Report every line below that holds the word "image".

Material supplied:
******
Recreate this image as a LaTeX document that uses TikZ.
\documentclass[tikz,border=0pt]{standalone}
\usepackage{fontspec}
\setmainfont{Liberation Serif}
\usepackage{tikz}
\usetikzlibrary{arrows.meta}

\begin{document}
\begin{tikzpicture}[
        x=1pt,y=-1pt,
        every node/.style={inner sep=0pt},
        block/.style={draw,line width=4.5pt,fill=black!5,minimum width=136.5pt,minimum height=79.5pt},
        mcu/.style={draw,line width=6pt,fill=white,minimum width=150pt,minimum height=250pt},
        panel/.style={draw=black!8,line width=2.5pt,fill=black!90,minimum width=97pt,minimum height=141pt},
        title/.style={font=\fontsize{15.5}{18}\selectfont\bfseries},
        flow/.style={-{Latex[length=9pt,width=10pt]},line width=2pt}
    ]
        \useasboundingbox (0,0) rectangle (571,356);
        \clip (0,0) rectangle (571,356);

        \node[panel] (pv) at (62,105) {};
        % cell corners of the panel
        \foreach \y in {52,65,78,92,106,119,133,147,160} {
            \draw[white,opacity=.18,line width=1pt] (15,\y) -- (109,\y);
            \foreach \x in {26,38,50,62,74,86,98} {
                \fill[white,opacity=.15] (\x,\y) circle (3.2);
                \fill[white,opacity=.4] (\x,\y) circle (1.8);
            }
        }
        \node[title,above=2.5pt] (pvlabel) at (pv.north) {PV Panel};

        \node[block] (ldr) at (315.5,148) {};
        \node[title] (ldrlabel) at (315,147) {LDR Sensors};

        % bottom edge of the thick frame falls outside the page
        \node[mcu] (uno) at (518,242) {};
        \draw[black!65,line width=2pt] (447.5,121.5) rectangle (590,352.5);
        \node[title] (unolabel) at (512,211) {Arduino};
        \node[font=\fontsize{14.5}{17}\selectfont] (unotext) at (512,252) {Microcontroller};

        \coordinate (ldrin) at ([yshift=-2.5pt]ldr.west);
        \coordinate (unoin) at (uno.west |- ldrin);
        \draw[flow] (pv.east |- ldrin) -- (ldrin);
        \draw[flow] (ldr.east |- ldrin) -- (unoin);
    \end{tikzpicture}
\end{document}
******
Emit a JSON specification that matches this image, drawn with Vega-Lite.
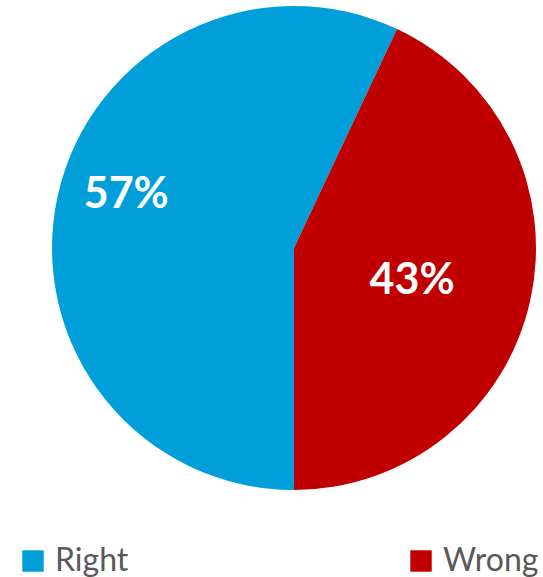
******
Task response:
Recreate this image as a LaTeX document that uses TikZ.
Emit a JSON specification that matches this image, drawn with Vega-Lite.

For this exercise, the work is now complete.